Somewhere, a young man will sit without his arm, or his manhood or his sanity and wait for the rest of his long and damaged life to dribble away. Today’s passions and great causes will have turned to dust in mere months while the consequences will, for him, fill all of the rest of his life. And the young who died for us – their names will be written on stones in graveyards or walls in the capitol and their pictures will sit on honored shelves until they are finally packed away into boxes for the future generations who will surely forget.
But all that they could have been, all their dreams and potentialities, all their children, families and careers, will have been so permanently and utterly spent for a transient political wind which was so very fickle and so very transient.

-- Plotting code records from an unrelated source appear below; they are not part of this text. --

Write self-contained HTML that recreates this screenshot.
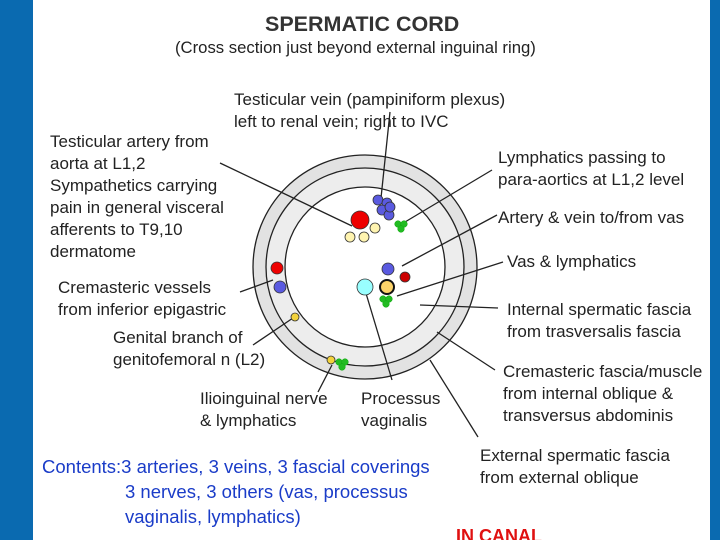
<!DOCTYPE html>
<html><head><meta charset="utf-8"><style>
html,body{margin:0;padding:0}
body{width:720px;height:540px;overflow:hidden;background:#0a6ab0;position:relative}
#p{position:absolute;left:33px;top:0;width:677px;height:540px;background:#fff}
svg{position:absolute;left:0;top:0}
text{font-family:"Liberation Sans",sans-serif;font-size:17px;fill:#222}
</style></head><body>
<div id="p"></div>
<svg width="720" height="540" viewBox="0 0 720 540">
<circle cx="365" cy="267" r="112" fill="#e2e2e2" stroke="#222" stroke-width="1.3"/>
<circle cx="365" cy="267" r="99" fill="#ededed" stroke="#222" stroke-width="1.3"/>
<circle cx="365" cy="267" r="80" fill="#fff" stroke="#222" stroke-width="1.3"/>
<g stroke="#222" stroke-width="1.3">
<line x1="390" y1="112" x2="381" y2="198"/>
<line x1="220" y1="163" x2="352" y2="226"/>
<line x1="492" y1="170" x2="405" y2="222"/>
<line x1="497" y1="215" x2="402" y2="266"/>
<line x1="503" y1="262" x2="397" y2="296"/>
<line x1="498" y1="308" x2="420" y2="305"/>
<line x1="495" y1="370" x2="437" y2="332"/>
<line x1="478" y1="437" x2="430" y2="360"/>
<line x1="240" y1="292" x2="273" y2="280"/>
<line x1="253" y1="345" x2="293" y2="318"/>
<line x1="318" y1="392" x2="332" y2="365"/>
<line x1="392" y1="380" x2="365" y2="290"/>
</g>
<g stroke="#333" stroke-width="0.8">
<circle cx="360" cy="220" r="9" fill="#e00"/>
<circle cx="350" cy="237" r="5" fill="#fff4b0"/>
<circle cx="364" cy="237" r="5" fill="#fff4b0"/>
<circle cx="375" cy="228" r="5" fill="#fff4b0"/>
<circle cx="378" cy="200" r="5" fill="#5a5ae0"/>
<circle cx="387" cy="203" r="5" fill="#5a5ae0"/>
<circle cx="382" cy="210" r="5" fill="#5a5ae0"/>
<circle cx="389" cy="215" r="5" fill="#5a5ae0"/>
<circle cx="390" cy="207" r="5" fill="#5a5ae0"/>
<circle cx="277" cy="268" r="6" fill="#e00"/>
<circle cx="280" cy="287" r="6" fill="#5a5ae0"/>
<circle cx="295" cy="317" r="4" fill="#f2d23c"/>
<circle cx="331" cy="360" r="4" fill="#f2d23c"/>
<circle cx="388" cy="269" r="6" fill="#5a5ae0"/>
<circle cx="405" cy="277" r="5" fill="#c00"/>
<circle cx="365" cy="287" r="8" fill="#9ff"/>
<circle cx="387" cy="287" r="7" fill="#fcd36a" stroke="#111" stroke-width="2"/>
</g>
<g fill="#2b2" stroke="#1a1" stroke-width="0.5">
<circle cx="398" cy="224" r="3.3"/><circle cx="404" cy="224" r="3.3"/><circle cx="401" cy="229" r="3.3"/>
<circle cx="339" cy="362" r="3.3"/><circle cx="345" cy="362" r="3.3"/><circle cx="342" cy="367" r="3.3"/>
<circle cx="383" cy="299" r="3.3"/><circle cx="389" cy="299" r="3.3"/><circle cx="386" cy="304" r="3.3"/>
</g>
<text x="265" y="31" style="font-size:21.5px;font-weight:bold;fill:#333">SPERMATIC CORD</text>
<text x="175" y="53" style="font-size:16.7px">(Cross section just beyond external inguinal ring)</text>
<text x="234" y="105">Testicular vein (pampiniform plexus)</text>
<text x="234" y="127">left to renal vein; right to IVC</text>
<text x="50" y="147">Testicular artery from</text>
<text x="50" y="169">aorta at L1,2</text>
<text x="50" y="191">Sympathetics carrying</text>
<text x="50" y="213">pain in general visceral</text>
<text x="50" y="235">afferents to T9,10</text>
<text x="50" y="257">dermatome</text>
<text x="58" y="293">Cremasteric vessels</text>
<text x="58" y="315">from inferior epigastric</text>
<text x="113" y="343">Genital branch of</text>
<text x="113" y="365">genitofemoral n (L2)</text>
<text x="200" y="404">Ilioinguinal nerve</text>
<text x="200" y="426">&amp; lymphatics</text>
<text x="361" y="404">Processus</text>
<text x="361" y="426">vaginalis</text>
<text x="498" y="163">Lymphatics passing to</text>
<text x="498" y="185">para-aortics at L1,2 level</text>
<text x="498" y="223">Artery &amp; vein to/from vas</text>
<text x="507" y="267">Vas &amp; lymphatics</text>
<text x="507" y="315">Internal spermatic fascia</text>
<text x="507" y="337">from trasversalis fascia</text>
<text x="503" y="377">Cremasteric fascia/muscle</text>
<text x="503" y="399">from internal oblique &amp;</text>
<text x="503" y="421">transversus abdominis</text>
<text x="480" y="461">External spermatic fascia</text>
<text x="480" y="483">from external oblique</text>
<text x="42" y="473" style="fill:#1a3cc8;font-size:18.5px">Contents:3 arteries, 3 veins, 3 fascial coverings</text>
<text x="125" y="498" style="fill:#1a3cc8;font-size:18.5px">3 nerves, 3 others (vas,  processus</text>
<text x="125" y="523" style="fill:#1a3cc8;font-size:18.5px">vaginalis, lymphatics)</text>
<text x="456" y="542" style="fill:#e01010;font-size:18px;font-weight:bold">IN CANAL</text>
</svg>
</body></html>
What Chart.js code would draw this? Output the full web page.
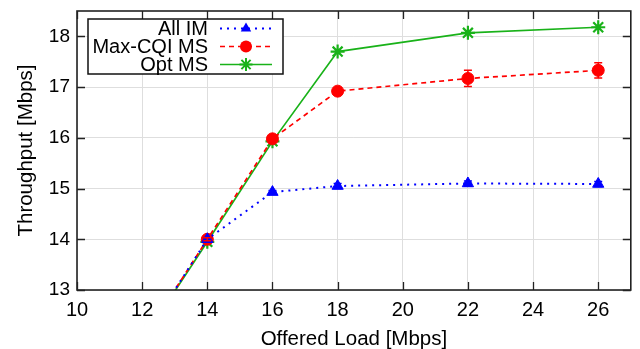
<!DOCTYPE html>
<html><head><meta charset="utf-8">
<script src="https://cdn.jsdelivr.net/npm/chart.js@4.4.1/dist/chart.umd.min.js"></script>
<style>html,body{margin:0;padding:0;background:#fff}#wrap{width:640px;height:349px}</style>
</head><body><div id="wrap"><canvas id="c" width="640" height="349"></canvas></div>
<script>
const loads = [12, 14, 16, 18, 22, 26];
const allIM = [12, 14.0, 14.93, 15.05, 15.10, 15.09];
const allIMErr = [0, 0.03, 0.03, 0.05, 0.05, 0.05];
const maxCQI = [12, 14.0, 15.98, 16.92, 17.17, 17.33];
const maxCQIErr = [0, 0.03, 0.04, 0.07, 0.16, 0.15];
const optMS = [12, 13.95, 15.93, 17.70, 18.07, 18.18];
const optMSErr = [0, 0, 0, 0, 0, 0];
const seriesNames = ['All IM', 'Max-CQI MS', 'Opt MS'];
const xTicks = [10, 12, 14, 16, 18, 20, 22, 24, 26];
const yTicks = [13, 14, 15, 16, 17, 18];

const FONT = '"Liberation Sans", Arial, Helvetica, sans-serif';
const pts = (ys) => loads.map((x, i) => ({x, y: ys[i]}));

const errPlugin = {
  id: 'err',
  afterDatasetsDraw(chart) {
    const ctx = chart.ctx, xs = chart.scales.x, ys = chart.scales.y, a = chart.chartArea;
    ctx.save();
    ctx.beginPath(); ctx.rect(a.left, a.top, a.right - a.left, a.bottom - a.top); ctx.clip();
    chart.data.datasets.forEach(ds => {
      ctx.strokeStyle = ds.borderColor; ctx.lineWidth = 1.5; ctx.setLineDash([]);
      ds.data.forEach((p, i) => {
        const e = ds.err[i]; if (!e) return;
        const px = xs.getPixelForValue(p.x);
        const y1 = ys.getPixelForValue(p.y - e), y2 = ys.getPixelForValue(p.y + e);
        ctx.beginPath();
        ctx.moveTo(px, y1); ctx.lineTo(px, y2);
        ctx.moveTo(px - 4, y1); ctx.lineTo(px + 4, y1);
        ctx.moveTo(px - 4, y2); ctx.lineTo(px + 4, y2);
        ctx.stroke();
      });
    });
    ctx.restore();
  }
};

function drawMarker(ctx, style, x, y, r, color) {
  ctx.save(); ctx.setLineDash([]);
  ctx.fillStyle = color; ctx.strokeStyle = color; ctx.lineWidth = 2;
  ctx.beginPath();
  if (style === 'triangle') {
    ctx.moveTo(x, y - r); ctx.lineTo(x + r * 0.87, y + r * 0.5); ctx.lineTo(x - r * 0.87, y + r * 0.5); ctx.closePath(); ctx.fill();
  } else if (style === 'circle') {
    ctx.arc(x, y, r, 0, Math.PI * 2); ctx.fill();
  } else {
    ctx.moveTo(x - r, y); ctx.lineTo(x + r, y); ctx.moveTo(x, y - r); ctx.lineTo(x, y + r);
    const d = r * 0.707;
    ctx.moveTo(x - d, y - d); ctx.lineTo(x + d, y + d); ctx.moveTo(x - d, y + d); ctx.lineTo(x + d, y - d);
    ctx.stroke();
  }
  ctx.restore();
}

const framePlugin = {
  id: 'frame',
  afterDraw(chart) {
    const ctx = chart.ctx, a = chart.chartArea, xs = chart.scales.x, ys = chart.scales.y;
    ctx.save();
    ctx.strokeStyle = '#222'; ctx.lineWidth = 1.6; ctx.setLineDash([]);
    ctx.strokeRect(a.left, a.top, a.right - a.left, a.bottom - a.top);
    ctx.beginPath();
    xTicks.forEach(v => { const px = Math.round(xs.getPixelForValue(v)) + 0.5;
      ctx.moveTo(px, a.bottom); ctx.lineTo(px, a.bottom - 8);
      ctx.moveTo(px, a.top); ctx.lineTo(px, a.top + 8); });
    yTicks.forEach(v => { const py = Math.round(ys.getPixelForValue(v)) + 0.5;
      ctx.moveTo(a.left, py); ctx.lineTo(a.left + 8, py);
      ctx.moveTo(a.right, py); ctx.lineTo(a.right - 8, py); });
    ctx.lineWidth = 1.3; ctx.stroke();
    // legend
    const bx = 88, by = 19, bw = 195, bh = 55;
    ctx.fillStyle = '#fff'; ctx.fillRect(bx, by, bw, bh);
    ctx.lineWidth = 1.5; ctx.strokeStyle = '#111'; ctx.strokeRect(bx, by, bw, bh);
    ctx.font = '20px ' + FONT; ctx.textAlign = 'right'; ctx.textBaseline = 'middle'; ctx.fillStyle = '#000';
    chart.data.datasets.forEach((ds, i) => {
      const yy = by + 9.5 + i * 18;
      ctx.fillText(ds.label, 208, yy + 1);
      ctx.save();
      ctx.strokeStyle = ds.borderColor; ctx.lineWidth = ds.borderWidth; ctx.setLineDash(ds.borderDash || []);
      ctx.beginPath(); ctx.moveTo(220, yy); ctx.lineTo(272, yy); ctx.stroke();
      ctx.restore();
      drawMarker(ctx, ds.pointStyle, 246, yy, ds.pointStyle === 'star' ? 6.5 : 6, ds.borderColor);
    });
    ctx.restore();
  }
};

new Chart(document.getElementById('c'), {
  type: 'line',
  data: {
    datasets: [
      { label: seriesNames[0], data: pts(allIM), err: allIMErr, borderColor: '#0000ff', backgroundColor: '#0000ff',
        borderWidth: 2, borderDash: [2, 5], pointStyle: 'triangle', pointRadius: 6.5, pointBorderWidth: 1 },
      { label: seriesNames[1], data: pts(maxCQI), err: maxCQIErr, borderColor: '#ff0000', backgroundColor: '#ff0000',
        borderWidth: 1.7, borderDash: [5, 4], pointStyle: 'circle', pointRadius: 6, pointBorderWidth: 1 },
      { label: seriesNames[2], data: pts(optMS), err: optMSErr, borderColor: '#19b219', backgroundColor: '#19b219',
        borderWidth: 1.7, pointStyle: 'star', pointRadius: 7, pointBorderWidth: 2.2 }
    ]
  },
  options: {
    responsive: false, animation: false, devicePixelRatio: 1,
    layout: { padding: { top: 11, right: 7, left: 0, bottom: 0 } },
    plugins: { legend: { display: false }, tooltip: { enabled: false } },
    elements: { line: { tension: 0 } },
    scales: {
      x: { type: 'linear', min: 10, max: 27,
        afterBuildTicks: s => { s.ticks = xTicks.map(v => ({value: v})); },
        afterFit: s => { s.height = 59; s.paddingLeft = 0; s.paddingRight = 0; },
        grid: { color: '#dedede', lineWidth: 1, drawTicks: false },
        border: { display: false },
        ticks: { padding: 8, color: '#000', font: { family: FONT, size: 20 }, maxRotation: 0 },
        title: { display: true, text: 'Offered Load [Mbps]', color: '#000', font: { family: FONT, size: 20.5 }, padding: { top: 0, bottom: -3 } }
      },
      y: { type: 'linear', min: 13, max: 18.5,
        afterBuildTicks: s => { s.ticks = yTicks.map(v => ({value: v})); },
        afterFit: s => { s.width = 77; s.paddingTop = 0; s.paddingBottom = 0; },
        grid: { color: '#dedede', lineWidth: 1, drawTicks: false },
        border: { display: false },
        ticks: { padding: 7, color: '#000', font: { family: FONT, size: 19 } },
        title: { display: true, text: 'Throughput [Mbps]', color: '#000', font: { family: FONT, size: 20.5 }, padding: { top: 14, bottom: 0 } }
      }
    }
  },
  plugins: [errPlugin, framePlugin]
});
</script></body></html>
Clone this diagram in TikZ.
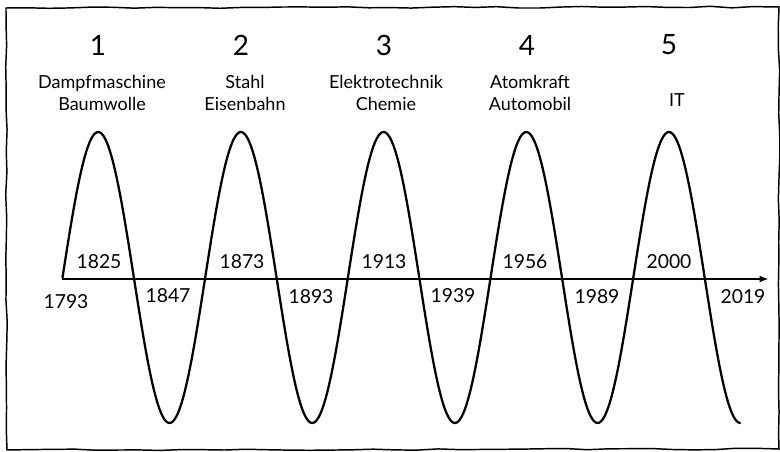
\documentclass[tikz,border=0pt]{standalone}
\usepackage{fontspec}
\setmainfont{Lato}
\usetikzlibrary{arrows.meta,decorations.pathmorphing}

\begin{document}
\begin{tikzpicture}[
    x=0.75pt, y=-0.75pt,
    frame/.style={draw, line width=1.1pt, decorate,
                  decoration={random steps, segment length=16pt, amplitude=0.6pt}},
    wave/.style={line width=1.7pt, line cap=round},
    axis/.style={-{Latex[length=7pt, width=5pt]}, line width=1.4pt},
    wavenum/.style={font=\fontsize{21}{24}\selectfont},
    tech/.style={font=\fontsize{13.5}{17}\selectfont, align=center},
    year/.style={font=\fontsize{14.5}{16}\selectfont, inner sep=1pt},
]
\useasboundingbox (0,0) rectangle (780,452);
\pgfmathsetseed{7}

% Hand-drawn frame
\draw[frame] (6,8) -- (779,7) -- (779,449) -- (7,450) -- cycle;

% Time axis
\coordinate (axstart) at (62,279);
\coordinate (axend)   at (769,279);
\draw[axis] (axstart) -- (axend);

% Long waves: 4.75 periods starting on the axis (period 142.7)
\draw[wave] plot[domain=62.5:740, samples=400]
    (\x, {277.5 - 145.5*sin(2.52278*(\x-62.5))});

% Wave numbers
\node[wavenum] (n1) at (98,45)  {1};
\node[wavenum] (n2) at (241,45) {2};
\node[wavenum] (n3) at (384,45) {3};
\node[wavenum] (n4) at (527,45) {4};
\node[wavenum] (n5) at (669,45) {5};

% Key technologies
\node[tech] (t1) at (102,93)  {Dampfmaschine\\Baumwolle};
\node[tech] (t2) at (245,93)  {Stahl\\Eisenbahn};
\node[tech] (t3) at (386,93)  {Elektrotechnik\\Chemie};
\node[tech] (t4) at (530,93)  {Atomkraft\\Automobil};
\node[tech] (t5) at (677,100) {IT};

% Years above the axis
\node[year] (y1825) at (99,262)  {1825};
\node[year] (y1873) at (242,262) {1873};
\node[year] (y1913) at (384,262) {1913};
\node[year] (y1956) at (525,262) {1956};
\node[year] (y2000) at (669,262) {2000};

% Years below the axis
\node[year] (y1793) at (66,302)  {1793};
\node[year] (y1847) at (168,296) {1847};
\node[year] (y1893) at (311,297) {1893};
\node[year] (y1939) at (453,296) {1939};
\node[year] (y1989) at (597,297) {1989};
\node[year] (y2019) at (743,297) {2019};

\end{tikzpicture}
\end{document}
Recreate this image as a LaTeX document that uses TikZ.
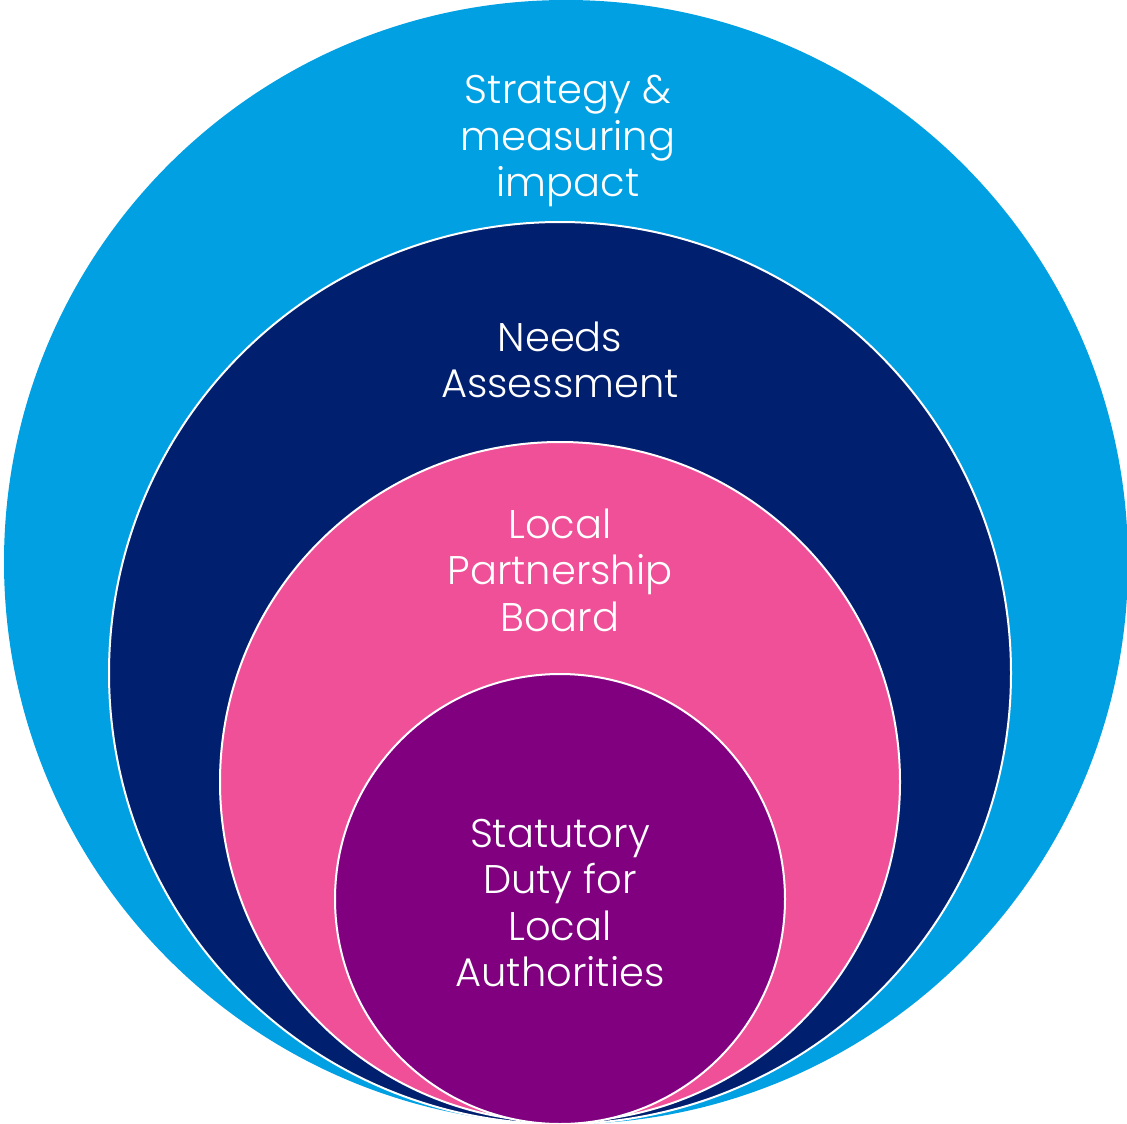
\documentclass[tikz,border=0pt]{standalone}
\usepackage{fontspec}
\setmainfont{Poppins Light}
\definecolor{cblue}{HTML}{00A0E3}
\definecolor{cnavy}{HTML}{001F6E}
\definecolor{cpink}{HTML}{EF5098}
\definecolor{cpurple}{HTML}{800080}
\begin{document}
\begin{tikzpicture}[x=1pt,y=-1pt,
  ring/.style={circle, inner sep=0pt, outer sep=0pt, draw=white, line width=2pt},
  lbl/.style={text=white, align=center, font=\fontsize{40}{46.5}\selectfont}]
\useasboundingbox (0,0) rectangle (1127,1124);
\node[circle, inner sep=0pt, fill=cblue, minimum size=1124pt] (outer) at (566,562) {};
\node[ring, fill=cnavy, minimum size=902pt] (needs) at (560,673) {};
\node[ring, fill=cpink, minimum size=680pt] (board) at (560,782) {};
\node[ring, fill=cpurple, minimum size=450pt] (duty) at (560,899) {};
\node[lbl] (t1) at (568,141) {Strategy \&\\measuring\\impact};
\node[lbl] (t2) at (560,360) {Needs\\Assessment};
\node[lbl] (t3) at (560,570) {Local\\Partnership\\Board};
\node[lbl] (t4) at (560,903) {Statutory\\Duty for\\Local\\Authorities};
\end{tikzpicture}
\end{document}
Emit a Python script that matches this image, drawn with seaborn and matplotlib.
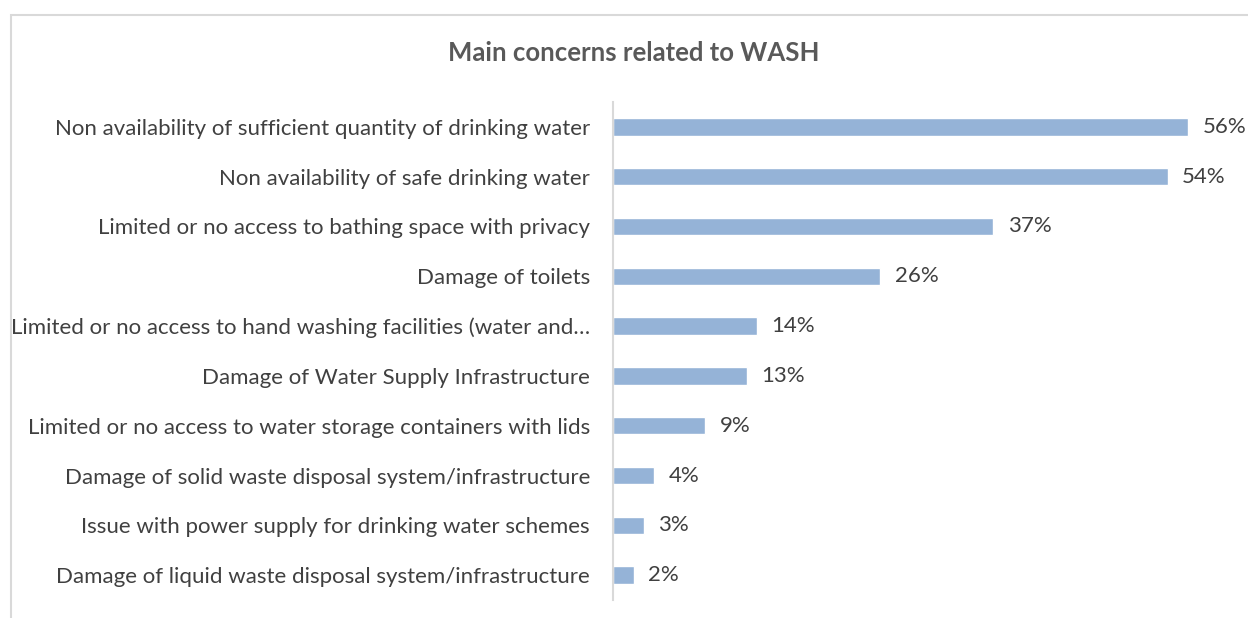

Let’s look at the REAL causes of the events you have recounted so well:
We have bought into the Military Industrial Complex (MIC) ever since we took on Russia in the Cold WAR.
Through a combination of public apathy and threats by the MIC we have let the SYSTEM get too large. It is now a SYSTEMIC problem and the SYSTEM is out of control.
I am a 2 tour Vietnam Veteran who recently retired after 36 years of working in the Defense Industrial Complex on many of the weapons systems being used by our forces as we speak.
There is no conspiracy. The SYSTEM has gotten so big that those who make it up and run it day to day in industry and government simply are perpetuating their existance.
The politicians rely on them for details and recommendations because they cannot possibly grasp the nuances of the environment and the BIG SYSTEM.
So, the system has to go bust and then be re-scaled, fixed and re-designed to run efficiently and prudently, just like any other big machine that runs poorly or becomes obsolete or dangerous.
This situation will right itself through trauma. I see a government ENRON on the horizon, with an associated house cleaning.
The next president will come and go along with his appointees and politicos. The event to watch is the collapse of the MIC.
For more details see:
http://www.rosecoveredglasses.blogspot.com
Wow! Superbly poignant lament and elegy. I’m sending this baby off to my draft-aged son.